Response Papers
Questions, ideas, notes for discussion
- Buried in the first footnote of the "Technology of enchantment" article, Gell addresses the questionable primitive=non-Western equation in art history. I found it quite intriguing, since this is one of the critical questions we have in front of us when dealing with the ancient world and the world of colonial Africa. We addressed this a little bit with the fetish discussion. How would you characterize, or categorize the kinds of art-work/artifacts he is using as his paradigm in the article? Is he suggesting some sort of dissolution of the boundaries between ancient and modern, traditional/vernacular versus avant-garde, Western and non-Western, etc? How valid are these categories?
- What is the methodological philistinism that Gell is pursuing? Why do we need to distance ourselves from aesthetic values of the works of art to be able to talk about them critically? Defining the art object in his book Art and Agency, he gives the example of a fear-inducing shield (p. 6).
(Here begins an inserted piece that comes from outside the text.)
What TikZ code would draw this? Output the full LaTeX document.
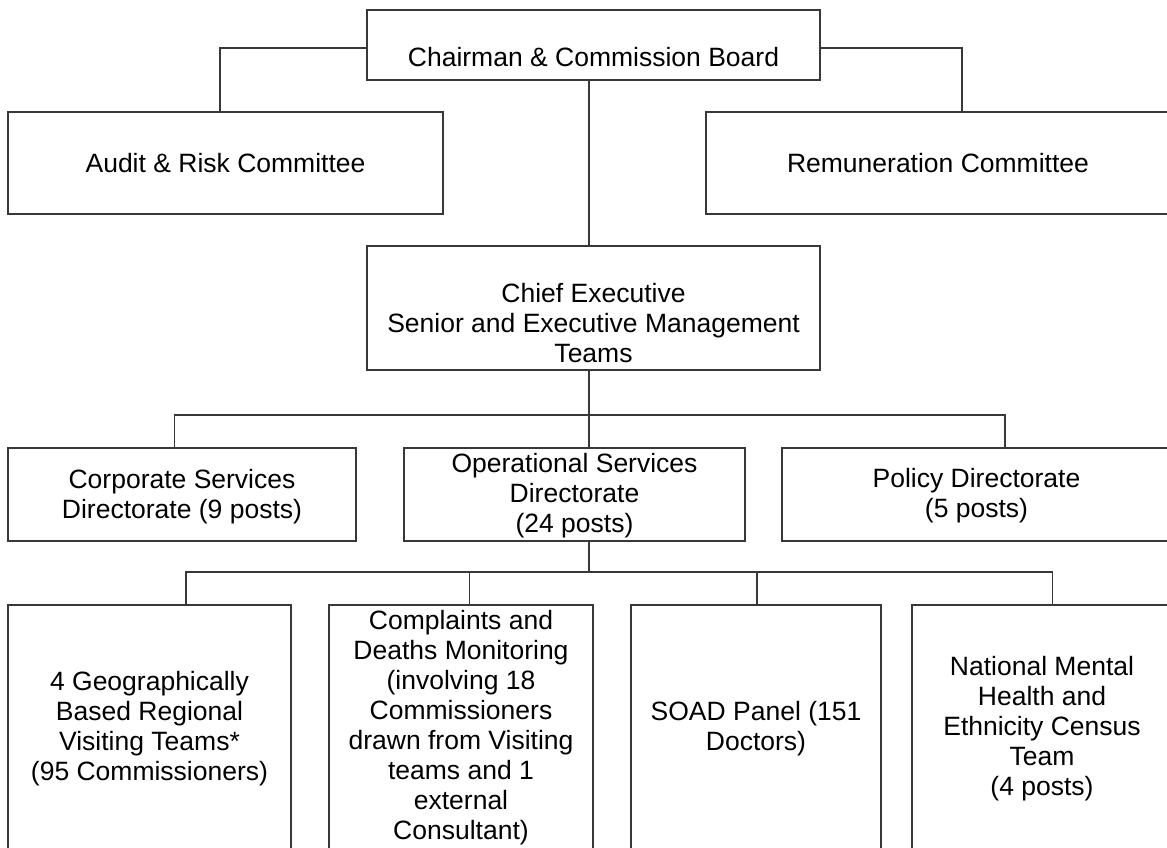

How does this paradigm critique art appreciation?
- In my favourite quote from the Art and Agency book, Gell views "art as a system of action, intended to change the world rather than encode symbolic propositions about it". (6). Agree? Disagree? What would be the consequences of such an approach for archaeological study of artifacts, art historical analysis, understanding contemporary art?
- Gell writes "as a technical system, art is oriented towards the production of the social consequences which ensue from the production of these objects." (Gell 1992: 44). I understand this and his other statements along this line that art-producing technologies contribute to the collectivity and reproduction of societies, constitution of the social world. How does this relationship between technology and society work in the case of his examples? Let's consider not simply works of art themselves, or the production of the works of art, but also the organization of art-producing technologies. How is art production understood as a social practice, a social process? How does it affect the constitution of social relations?
- Gell tries to explain the power of art by means of his concepts of technology of enchantment and enchantment of technology. How do technical processes employed in the production of art make us see the world in enchanted form? Can we apply this idea to the early Mesopotamian artifacts raised by our three authors, especially the Uruk vase?
- Craft technologies are bodies of knowledge, socially shared and collectively produced and reproduced. (Do we agree on this at all?) I found Gell's discussion of this knowledge sphere rather limited, except perhaps in the last section on the Trobriand Garden. Can we discuss possibly his theory of the magical power of art-works and their efficacy in the context of the public sphere? If the magical power of works of art do not derive from their formal/aesthetic aspects, there must be a body of knowledge being shared by the artist/craftsman and their audience/public, no?